KUALA LUMPUR: The country’s good weather has been identified as a reason why teenagers stay out late at night, the Dewan Rakyat was told today.
Women, Family and Community Development Minister Dr Wan Azizah Wan Ismail said other reasons include overcrowded housing areas, which prompt teenagers to go out for recreation.
“The environment also does not help. Iceland is colder, so it is better for them to stay at home.
“In Malaysia, the weather is nicer at night. Maybe that is why teenagers find it more comfortable to be outside at night,” she said during question time today.
Dr Wan Azizah, who is also deputy prime minister, was replying to a supplementary question by Tan Yee Kew (PH-Wangsa Maju), as to whether the government had carried out studies to understand reasons why teenagers were drawn to hanging out until late at night.
Dr Wan Azizah (PH-Pandan) also identified a lack of recreational areas as a big problem.
Earlier in her reply, Dr Wan Azizah had cited the Iceland youth model, which had proven successful in drastically reducing cases of alcohol and cigarette abuse among teenagers, after a curfew was implemented.
The minister told the Dewan Rakyat that the Iceland government had put in place long term financial investment for the development of recreational infrastructure, with the poor entitled to leisure cards with US$330 (RM1,350) for each child annually to fund sports, music and drama classes.
“The Iceland model is a social movement where curfew monitoring is done by the parents and people in the neighbourhood themselves, with minimal involvement from the government.
“It will be nice to do this in Malaysia. However, the comparisons between Iceland and Malaysia are just too stark, including the difference in the child population. There is also the issue of the government’s ability to provide a strong and solid support system, as well as the issue of household income,” she said, adding that there were issues related to socio-economic conditions and work-life balance as well.
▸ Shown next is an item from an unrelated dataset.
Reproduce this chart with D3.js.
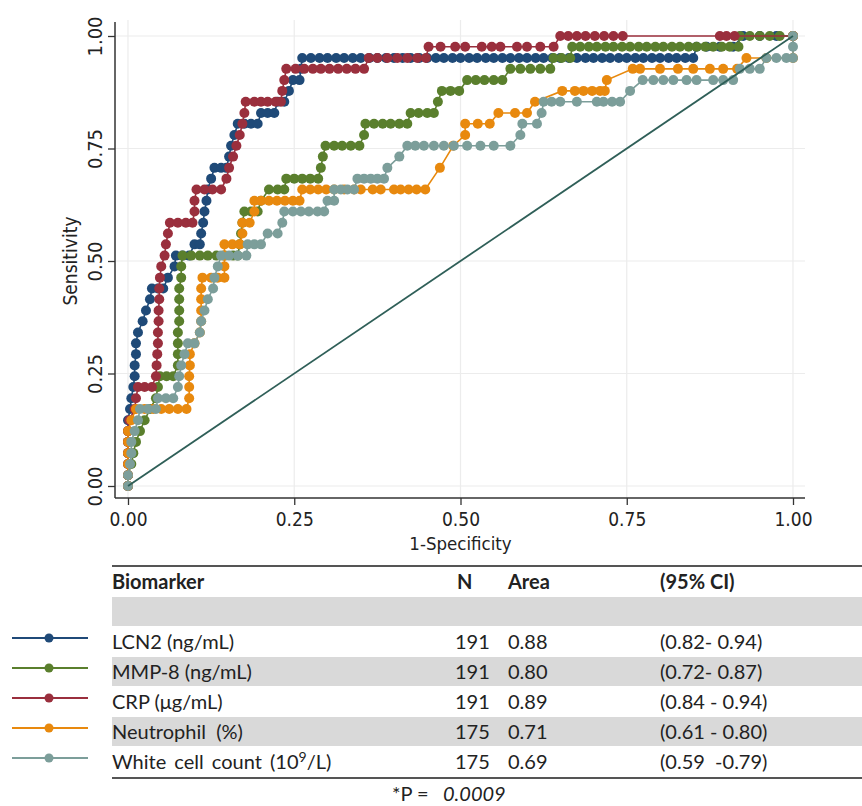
<!DOCTYPE html>
<html>
<head>
<meta charset="utf-8">
<script src="https://cdn.jsdelivr.net/npm/d3@7"></script>
<style>body{margin:0;background:#fff} text{white-space:pre}</style>
</head>
<body>
<script>
// axis ticks
var xTicks = [0, 0.25, 0.5, 0.75, 1]
var yTicks = [0, 0.25, 0.5, 0.75, 1]

// ROC points: [1-specificity, sensitivity]
var lcn2 = [[0,0],[0,.024],[0,.049],[0,.073],[0,.098],[0,.122],[0,.146],[.003,.171],[.005,.195],[.008,.22],[.01,.244],[.01,.268],[.012,.293],[.012,.317],[.015,.341],[.022,.366],[.027,.39],[.033,.415],[.036,.439],[.045,.439],[.053,.439],[.06,.463],[.07,.488],[.072,.512],[.082,.512],[.092,.512],[.1,.537],[.108,.537],[.11,.561],[.113,.585],[.115,.61],[.118,.634],[.12,.659],[.125,.683],[.13,.707],[.14,.707],[.148,.707],[.152,.732],[.155,.756],[.16,.78],[.165,.805],[.175,.805],[.185,.805],[.195,.805],[.2,.829],[.21,.829],[.22,.829],[.225,.854],[.235,.854],[.242,.878],[.248,.902],[.258,.902],[.26,.927],[.262,.951],
  [.275,.951],[.288,.951],[.3,.951],[.313,.951],[.325,.951],[.338,.951],[.35,.951],[.363,.951],[.375,.951],[.388,.951],[.4,.951],[.413,.951],[.425,.951],[.438,.951],[.45,.951],[.463,.951],[.475,.951],[.488,.951],[.5,.951],[.513,.951],[.525,.951],[.538,.951],[.55,.951],[.563,.951],[.575,.951],[.588,.951],[.6,.951],[.613,.951],[.625,.951],[.638,.951],[.65,.951],[.663,.951],[.675,.951],[.688,.951],[.7,.951],[.713,.951],[.725,.951],[.738,.951],[.75,.951],[.763,.951],[.775,.951],[.788,.951],[.8,.951],[.813,.951],[.825,.951],[.838,.951],[.85,.951],
  [.855,.976],[.87,.976],[.89,.976],[.91,.976],[.925,1],[.95,1],[.975,1],[1,1]]
var mmp8 = [[0,0],[0,.024],[.005,.049],[.008,.073],[.012,.098],[.018,.122],[.025,.146],[.033,.171],[.042,.195],[.045,.22],[.048,.244],[.058,.244],[.068,.244],[.075,.268],[.075,.293],[.075,.317],[.075,.341],[.077,.366],[.077,.39],[.077,.415],[.077,.439],[.08,.463],[.08,.488],[.082,.512],[.095,.512],[.108,.512],[.12,.512],[.133,.512],[.145,.512],[.158,.512],[.165,.512],[.168,.537],[.17,.561],[.172,.585],[.175,.61],[.185,.61],[.195,.61],[.2,.634],[.212,.659],[.225,.659],[.235,.659],[.238,.683],[.25,.683],[.262,.683],[.274,.683],[.286,.683],[.29,.707],[.293,.732],[.297,.756],[.31,.756],[.322,.756],[.335,.756],[.348,.756],[.355,.78],[.357,.805],[.37,.805],[.383,.805],[.395,.805],[.408,.805],[.42,.805],[.425,.829],[.437,.829],[.45,.829],[.46,.829],[.466,.854],[.472,.878],[.485,.878],[.498,.878],[.51,.902],[.523,.902],[.536,.902],[.55,.902],[.563,.902],[.575,.927],[.59,.927],[.605,.927],[.62,.927],[.635,.927],[.64,.951],[.652,.951],[.665,.951],
  [.668,.976],[.68,.976],[.693,.976],[.705,.976],[.718,.976],[.73,.976],[.743,.976],[.755,.976],[.768,.976],[.78,.976],[.793,.976],[.805,.976],[.818,.976],[.83,.976],[.843,.976],[.855,.976],[.868,.976],[.88,.976],[.893,.976],[.905,.976],[.918,.976],
  [.92,1],[.935,1],[.95,1],[.965,1],[.98,1],[1,1]]
var crp = [[0,0],[0,.024],[0,.049],[0,.073],[0,.098],[0,.122],[.002,.146],[.01,.171],[.012,.195],[.015,.22],[.025,.22],[.036,.22],[.042,.244],[.043,.268],[.044,.293],[.045,.317],[.045,.341],[.046,.366],[.046,.39],[.047,.415],[.047,.439],[.048,.463],[.05,.488],[.055,.512],[.057,.537],[.06,.561],[.063,.585],[.075,.585],[.087,.585],[.097,.585],[.1,.61],[.1,.634],[.103,.659],[.115,.659],[.127,.659],[.14,.659],[.148,.683],[.152,.707],[.158,.732],[.163,.756],[.168,.78],[.172,.805],[.175,.829],[.177,.854],[.19,.854],[.2,.854],[.21,.854],[.222,.854],[.23,.854],[.232,.878],[.235,.902],[.238,.927],
  [.252,.927],[.265,.927],[.278,.927],[.29,.927],[.303,.927],[.316,.927],[.329,.927],[.342,.927],[.355,.927],[.362,.951],[.375,.951],[.39,.951],[.405,.951],[.42,.951],[.435,.951],[.448,.951],
  [.452,.976],[.47,.976],[.492,.976],[.507,.976],[.532,.976],[.547,.976],[.56,.976],[.585,.976],[.6,.976],[.62,.976],[.64,.976],
  [.65,1],[.662,1],[.675,1],[.688,1],[.702,1],[.716,1],[.73,1],[.744,1],[.89,1],[.9,1],[.912,1],[1,1]]
var neutrophil = [[0,0],[0,.024],[0,.049],[0,.073],[0,.098],[0,.122],[.005,.146],[.012,.171],[.025,.171],[.038,.171],[.05,.171],[.062,.171],[.075,.171],[.088,.171],[.092,.195],[.092,.22],[.092,.244],[.093,.268],[.093,.293],[.1,.317],[.108,.341],[.11,.366],[.11,.39],[.11,.415],[.11,.439],[.112,.463],[.125,.463],[.135,.463],[.145,.463],[.145,.488],[.145,.512],[.145,.537],[.157,.537],[.168,.537],[.172,.561],[.172,.585],[.183,.585],[.19,.61],[.19,.634],[.2,.634],[.212,.634],[.224,.634],[.236,.634],[.248,.634],[.258,.634],
  [.262,.659],[.274,.659],[.286,.659],[.298,.659],[.31,.659],[.325,.659],[.34,.659],[.35,.659],[.368,.659],[.38,.659],[.4,.659],[.41,.659],[.422,.659],[.434,.659],[.447,.659],
  [.469,.707],[.489,.756],[.507,.78],[.507,.805],[.526,.805],[.544,.805],[.557,.829],[.582,.829],[.6,.829],[.612,.854],[.653,.878],[.672,.878],[.685,.878],[.698,.878],[.71,.878],[.717,.878],[.72,.902],
  [.759,.927],[.77,.927],[.8,.927],[.827,.927],[.85,.927],[.875,.927],[.895,.927],[.916,.927],[.93,.951],[.96,.951],[1,.951],[1,1]]
var wbc = [[0,0],[0,.024],[.003,.049],[.005,.073],[.005,.098],[.01,.122],[.015,.146],[.018,.171],[.03,.171],[.042,.171],[.045,.195],[.057,.195],[.068,.195],[.075,.22],[.077,.244],[.08,.268],[.085,.293],[.09,.317],[.1,.317],[.108,.341],[.11,.366],[.115,.39],[.12,.415],[.128,.439],[.13,.463],[.135,.488],[.14,.512],[.152,.512],[.165,.512],[.178,.512],[.18,.537],[.19,.537],[.2,.537],[.21,.561],[.225,.561],[.232,.585],[.235,.61],[.248,.61],[.26,.61],[.272,.61],[.285,.61],[.295,.61],[.3,.634],[.31,.634],[.31,.659],[.32,.659],[.33,.659],[.34,.659],[.345,.683],[.355,.683],[.365,.683],[.375,.683],[.385,.683],[.39,.707],[.408,.732],
  [.42,.756],[.432,.756],[.445,.756],[.46,.756],[.475,.756],[.49,.756],[.51,.756],[.53,.756],[.55,.756],[.575,.756],[.59,.78],[.593,.805],[.615,.805],[.622,.829],[.625,.854],[.637,.854],[.65,.854],[.675,.854],[.705,.854],[.715,.854],[.728,.854],[.74,.854],[.755,.878],
  [.774,.902],[.79,.902],[.805,.902],[.82,.902],[.84,.902],[.855,.902],[.88,.902],[.895,.902],[.91,.902],[.92,.927],[.935,.927],[.95,.927],[.96,.951],[.975,.951],[.99,.951],[1,.951],[1,.976],[1,1]]
var reference = [[0,0],[1,1]]

// table
var markers = ["LCN2 (ng/mL)", "MMP-8 (ng/mL)", "CRP (\u03bcg/mL)", "Neutrophil  (%)", "White cell count (10"]
var nVals = ["191", "191", "191", "175", "175"]
var areas = ["0.88", "0.80", "0.89", "0.71", "0.69"]
var cis = ["(0.82- 0.94)", "(0.72- 0.87)", "(0.84 - 0.94)", "(0.61 - 0.80)", "(0.59  -0.79)"]
var colors = ["#1f4a78", "#5a7f2d", "#9a2f3d", "#e8890e", "#7c9e9a"]
var pValue = "0.0009"

var series = [lcn2, mmp8, crp, neutrophil, wbc].map((pts, i) => ({name: markers[i], color: colors[i], pts: pts}))

var W = 862, H = 806
var plot = {left: 115, right: 805, top: 20, bottom: 498}
var tickFont = "'Liberation Sans Narrow', 'Arial Narrow', 'DejaVu Sans Condensed', sans-serif"
var tableFont = "Lato, 'Open Sans', sans-serif"

var svg = d3.select("body").append("svg")
    .attr("width", W)
    .attr("height", H)

var x = d3.scaleLinear().domain([0, 1]).range([128, 793])
var y = d3.scaleLinear().domain([0, 1]).range([486, 36])

// grid
svg.append("g").selectAll("line").data(xTicks).join("line")
    .attr("x1", d => x(d)).attr("x2", d => x(d))
    .attr("y1", plot.top).attr("y2", plot.bottom)
    .attr("stroke", "#ececec").attr("stroke-width", 1.2)
svg.append("g").selectAll("line").data(yTicks).join("line")
    .attr("x1", plot.left).attr("x2", plot.right)
    .attr("y1", d => y(d)).attr("y2", d => y(d))
    .attr("stroke", "#ececec").attr("stroke-width", 1.2)

// axes
svg.append("g")
    .attr("transform", `translate(0,${plot.bottom})`)
    .call(d3.axisBottom(x).tickValues(xTicks).tickFormat(d3.format(".2f")).tickSize(7).tickPadding(8).tickSizeOuter(0))
    .call(g => g.select(".domain").remove())
    .attr("font-family", tickFont).attr("font-size", 19)
    .call(g => g.selectAll("line").attr("stroke", "#333").attr("stroke-width", 1.3))
    .call(g => g.selectAll("text").attr("fill", "#222"))

svg.append("g")
    .attr("transform", `translate(${plot.left},0)`)
    .call(d3.axisLeft(y).tickValues(yTicks).tickFormat(d3.format(".2f")).tickSize(7).tickSizeOuter(0))
    .call(g => g.select(".domain").remove())
    .attr("font-family", tickFont).attr("font-size", 20)
    .call(g => g.selectAll("line").attr("stroke", "#333").attr("stroke-width", 1.3))
    .call(g => g.selectAll("text")
        .attr("fill", "#222")
        .attr("transform", "rotate(-90)")
        .attr("x", 0).attr("y", -13).attr("dy", 0)
        .attr("text-anchor", "middle"))

svg.append("line")
    .attr("x1", plot.left).attr("x2", plot.left).attr("y1", plot.top + 2).attr("y2", plot.bottom)
    .attr("stroke", "#333").attr("stroke-width", 1.5)
svg.append("line")
    .attr("x1", plot.left).attr("x2", plot.right).attr("y1", plot.bottom).attr("y2", plot.bottom)
    .attr("stroke", "#333").attr("stroke-width", 1.5)

svg.append("text")
    .attr("x", x(0.5)).attr("y", 550)
    .attr("text-anchor", "middle")
    .attr("font-family", tickFont).attr("font-size", 18.5).attr("fill", "#222")
    .text("1-Specificity")
svg.append("text")
    .attr("transform", `translate(77,${y(0.5)}) rotate(-90)`)
    .attr("text-anchor", "middle")
    .attr("font-family", tickFont).attr("font-size", 19).attr("fill", "#222")
    .text("Sensitivity")

// curves
var line = d3.line().x(d => x(d[0])).y(d => y(d[1]))
var curves = svg.append("g").selectAll("g").data(series).join("g")
curves.append("path")
    .attr("d", d => line(d.pts))
    .attr("fill", "none")
    .attr("stroke", d => d.color)
    .attr("stroke-width", 1.6)
curves.each(function(s) {
    d3.select(this).selectAll("circle").data(s.pts).join("circle")
        .attr("cx", d => x(d[0])).attr("cy", d => y(d[1]))
        .attr("r", 5)
        .attr("fill", s.color)
})

svg.append("path")
    .attr("d", line(reference))
    .attr("stroke", "#2f5f58").attr("stroke-width", 1.8).attr("fill", "none")

// table
var tbl = svg.append("g").attr("font-family", tableFont).attr("font-size", 20).attr("fill", "#222")
var rowTop = 597, rowH = 30
var colX = {label: 112, n: 455, area: 508, ci: 660}

tbl.selectAll("rect").data([0, 2, 4]).join("rect")
    .attr("x", 112).attr("width", W - 112)
    .attr("y", d => rowTop + d * rowH).attr("height", rowH - 1)
    .attr("fill", "#d9d9d9")

tbl.append("line").attr("x1", 112).attr("x2", W).attr("y1", 566).attr("y2", 566)
    .attr("stroke", "#555").attr("stroke-width", 2)
tbl.append("line").attr("x1", 112).attr("x2", W).attr("y1", 778).attr("y2", 778)
    .attr("stroke", "#555").attr("stroke-width", 2)

var header = [["Biomarker", colX.label], ["N", colX.n + 2], ["Area", colX.area], ["(95% CI)", colX.ci]]
tbl.selectAll("text.head").data(header).join("text")
    .attr("class", "head")
    .attr("x", d => d[1]).attr("y", 589)
    .attr("font-weight", "bold")
    .text(d => d[0])

var rows = tbl.selectAll("g.row").data(series).join("g")
    .attr("class", "row")
    .attr("transform", (d, i) => `translate(0,${rowTop + (i + 1) * rowH + rowH / 2})`)

rows.append("text").attr("x", colX.label).attr("y", 7)
    .attr("word-spacing", (d, i) => i === 4 ? 3 : 0)
    .text(d => d.name)
    .filter((d, i) => i === 4)
    .call(t => t.append("tspan").attr("font-size", 14).attr("dy", -7).text("9"))
    .call(t => t.append("tspan").attr("dy", 7).text("/L)"))
rows.append("text").attr("x", colX.n).attr("y", 7).text((d, i) => nVals[i])
rows.append("text").attr("x", colX.area).attr("y", 7).text((d, i) => areas[i])
rows.append("text").attr("x", colX.ci).attr("y", 7).text((d, i) => cis[i])

// legend keys
rows.append("line").attr("x1", 12).attr("x2", 88).attr("y1", -4).attr("y2", -4)
    .attr("stroke", d => d.color).attr("stroke-width", 2)
rows.append("circle").attr("cx", 49).attr("cy", -4).attr("r", 4.5)
    .attr("fill", d => d.color)

var p = tbl.append("text").attr("y", 801)
p.append("tspan").attr("x", 392).text("*P =")
p.append("tspan").attr("x", 443).attr("font-style", "italic").text(pValue)
</script>
</body>
</html>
At this juncture, Dr Wan Azizah said, the government had no plan to impose a curfew on those under 18, but was instead considering a pilot project in several hotspots, citing Desa Rejang in Setapak as an example.
“The onus is on parents and guardians to ensure they are in safe areas at all times, not just at night. This responsibility is not supposed to be taken over by the government,” she added.